## Begin

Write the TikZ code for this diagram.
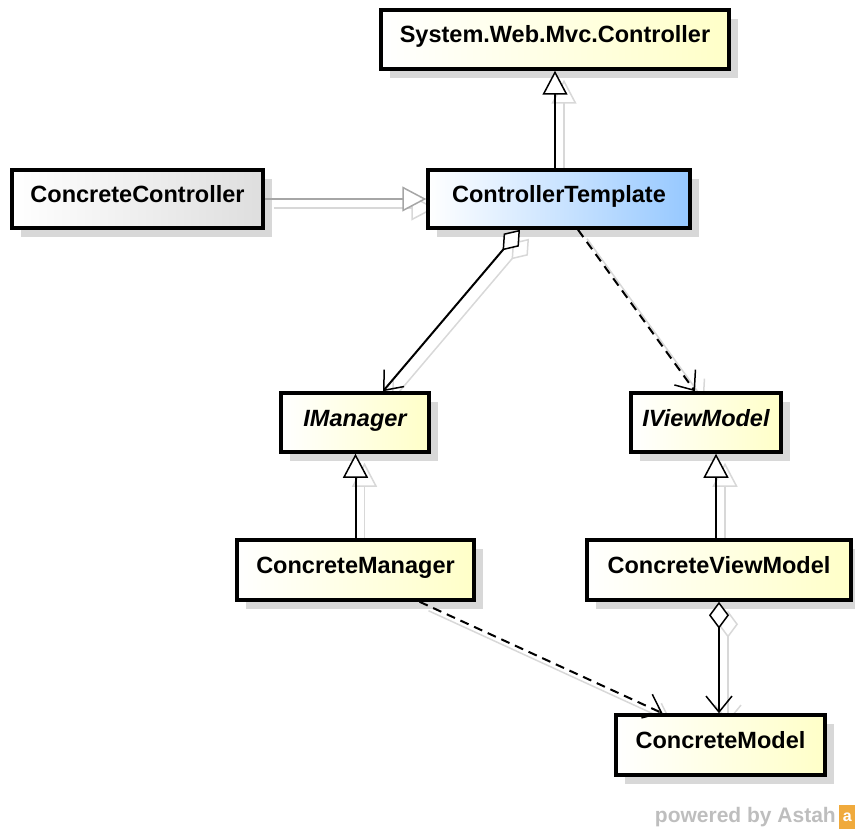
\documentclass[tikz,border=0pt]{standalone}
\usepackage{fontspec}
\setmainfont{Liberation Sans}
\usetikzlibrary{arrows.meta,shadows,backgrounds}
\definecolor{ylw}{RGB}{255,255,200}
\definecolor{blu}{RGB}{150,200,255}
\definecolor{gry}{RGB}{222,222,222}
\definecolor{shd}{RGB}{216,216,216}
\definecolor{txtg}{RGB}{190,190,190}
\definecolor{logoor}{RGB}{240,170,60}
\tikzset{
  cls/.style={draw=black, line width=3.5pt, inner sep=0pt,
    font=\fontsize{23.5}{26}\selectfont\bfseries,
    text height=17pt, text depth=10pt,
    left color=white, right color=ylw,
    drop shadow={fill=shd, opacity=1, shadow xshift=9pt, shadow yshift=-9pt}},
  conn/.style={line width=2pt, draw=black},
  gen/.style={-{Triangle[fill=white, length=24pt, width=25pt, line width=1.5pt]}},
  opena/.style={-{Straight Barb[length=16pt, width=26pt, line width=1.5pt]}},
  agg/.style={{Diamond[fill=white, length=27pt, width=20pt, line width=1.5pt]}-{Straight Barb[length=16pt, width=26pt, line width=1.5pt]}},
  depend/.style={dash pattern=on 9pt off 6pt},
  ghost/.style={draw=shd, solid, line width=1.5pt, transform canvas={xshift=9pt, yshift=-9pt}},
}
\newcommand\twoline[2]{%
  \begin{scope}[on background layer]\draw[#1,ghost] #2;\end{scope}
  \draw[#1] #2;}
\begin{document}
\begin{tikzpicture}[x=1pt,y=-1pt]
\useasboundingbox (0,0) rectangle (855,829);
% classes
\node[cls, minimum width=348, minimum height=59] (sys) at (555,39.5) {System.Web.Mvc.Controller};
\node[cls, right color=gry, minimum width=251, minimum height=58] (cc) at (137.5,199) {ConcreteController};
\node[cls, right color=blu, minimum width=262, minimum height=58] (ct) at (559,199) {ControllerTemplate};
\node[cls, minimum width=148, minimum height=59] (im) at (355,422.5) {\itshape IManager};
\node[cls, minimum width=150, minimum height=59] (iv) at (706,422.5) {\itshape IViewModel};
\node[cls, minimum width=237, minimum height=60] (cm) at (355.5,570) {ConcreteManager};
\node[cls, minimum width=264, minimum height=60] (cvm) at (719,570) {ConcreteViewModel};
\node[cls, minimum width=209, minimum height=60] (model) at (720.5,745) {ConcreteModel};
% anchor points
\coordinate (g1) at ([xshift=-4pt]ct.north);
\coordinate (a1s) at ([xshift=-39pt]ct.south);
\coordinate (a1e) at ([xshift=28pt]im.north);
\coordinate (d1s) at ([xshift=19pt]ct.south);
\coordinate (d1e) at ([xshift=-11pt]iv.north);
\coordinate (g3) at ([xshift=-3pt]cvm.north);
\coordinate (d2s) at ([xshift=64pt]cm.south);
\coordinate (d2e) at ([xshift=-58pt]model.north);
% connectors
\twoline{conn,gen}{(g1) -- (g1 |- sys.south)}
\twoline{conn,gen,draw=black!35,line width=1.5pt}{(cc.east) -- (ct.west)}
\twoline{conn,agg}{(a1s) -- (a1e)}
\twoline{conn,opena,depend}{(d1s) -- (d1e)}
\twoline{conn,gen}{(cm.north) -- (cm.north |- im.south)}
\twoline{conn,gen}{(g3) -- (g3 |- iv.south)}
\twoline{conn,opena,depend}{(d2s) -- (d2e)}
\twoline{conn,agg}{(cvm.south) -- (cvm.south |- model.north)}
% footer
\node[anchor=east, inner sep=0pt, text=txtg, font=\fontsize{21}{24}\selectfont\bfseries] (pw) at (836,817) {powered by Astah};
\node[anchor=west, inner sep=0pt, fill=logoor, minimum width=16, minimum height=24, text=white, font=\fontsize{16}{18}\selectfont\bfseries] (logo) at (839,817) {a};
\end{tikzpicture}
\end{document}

## End

* **STATED GOAL**:
Print out the lines exactly, skipping any picture.

* **TASK RESPONSE**:
Write the TikZ code for this diagram.
\documentclass[tikz,border=0pt]{standalone}
\usepackage{fontspec}
\setmainfont{Liberation Sans}
\usetikzlibrary{arrows.meta,shadows,backgrounds}
\definecolor{ylw}{RGB}{255,255,200}
\definecolor{blu}{RGB}{150,200,255}
\definecolor{gry}{RGB}{222,222,222}
\definecolor{shd}{RGB}{216,216,216}
\definecolor{txtg}{RGB}{190,190,190}
\definecolor{logoor}{RGB}{240,170,60}
\tikzset{
  cls/.style={draw=black, line width=3.5pt, inner sep=0pt,
    font=\fontsize{23.5}{26}\selectfont\bfseries,
    text height=17pt, text depth=10pt,
    left color=white, right color=ylw,
    drop shadow={fill=shd, opacity=1, shadow xshift=9pt, shadow yshift=-9pt}},
  conn/.style={line width=2pt, draw=black},
  gen/.style={-{Triangle[fill=white, length=24pt, width=25pt, line width=1.5pt]}},
  opena/.style={-{Straight Barb[length=16pt, width=26pt, line width=1.5pt]}},
  agg/.style={{Diamond[fill=white, length=27pt, width=20pt, line width=1.5pt]}-{Straight Barb[length=16pt, width=26pt, line width=1.5pt]}},
  depend/.style={dash pattern=on 9pt off 6pt},
  ghost/.style={draw=shd, solid, line width=1.5pt, transform canvas={xshift=9pt, yshift=-9pt}},
}
\newcommand\twoline[2]{%
  \begin{scope}[on background layer]\draw[#1,ghost] #2;\end{scope}
  \draw[#1] #2;}
\begin{document}
\begin{tikzpicture}[x=1pt,y=-1pt]
\useasboundingbox (0,0) rectangle (855,829);
% classes
\node[cls, minimum width=348, minimum height=59] (sys) at (555,39.5) {System.Web.Mvc.Controller};
\node[cls, right color=gry, minimum width=251, minimum height=58] (cc) at (137.5,199) {ConcreteController};
\node[cls, right color=blu, minimum width=262, minimum height=58] (ct) at (559,199) {ControllerTemplate};
\node[cls, minimum width=148, minimum height=59] (im) at (355,422.5) {\itshape IManager};
\node[cls, minimum width=150, minimum height=59] (iv) at (706,422.5) {\itshape IViewModel};
\node[cls, minimum width=237, minimum height=60] (cm) at (355.5,570) {ConcreteManager};
\node[cls, minimum width=264, minimum height=60] (cvm) at (719,570) {ConcreteViewModel};
\node[cls, minimum width=209, minimum height=60] (model) at (720.5,745) {ConcreteModel};
% anchor points
\coordinate (g1) at ([xshift=-4pt]ct.north);
\coordinate (a1s) at ([xshift=-39pt]ct.south);
\coordinate (a1e) at ([xshift=28pt]im.north);
\coordinate (d1s) at ([xshift=19pt]ct.south);
\coordinate (d1e) at ([xshift=-11pt]iv.north);
\coordinate (g3) at ([xshift=-3pt]cvm.north);
\coordinate (d2s) at ([xshift=64pt]cm.south);
\coordinate (d2e) at ([xshift=-58pt]model.north);
% connectors
\twoline{conn,gen}{(g1) -- (g1 |- sys.south)}
\twoline{conn,gen,draw=black!35,line width=1.5pt}{(cc.east) -- (ct.west)}
\twoline{conn,agg}{(a1s) -- (a1e)}
\twoline{conn,opena,depend}{(d1s) -- (d1e)}
\twoline{conn,gen}{(cm.north) -- (cm.north |- im.south)}
\twoline{conn,gen}{(g3) -- (g3 |- iv.south)}
\twoline{conn,opena,depend}{(d2s) -- (d2e)}
\twoline{conn,agg}{(cvm.south) -- (cvm.south |- model.north)}
% footer
\node[anchor=east, inner sep=0pt, text=txtg, font=\fontsize{21}{24}\selectfont\bfseries] (pw) at (836,817) {powered by Astah};
\node[anchor=west, inner sep=0pt, fill=logoor, minimum width=16, minimum height=24, text=white, font=\fontsize{16}{18}\selectfont\bfseries] (logo) at (839,817) {a};
\end{tikzpicture}
\end{document}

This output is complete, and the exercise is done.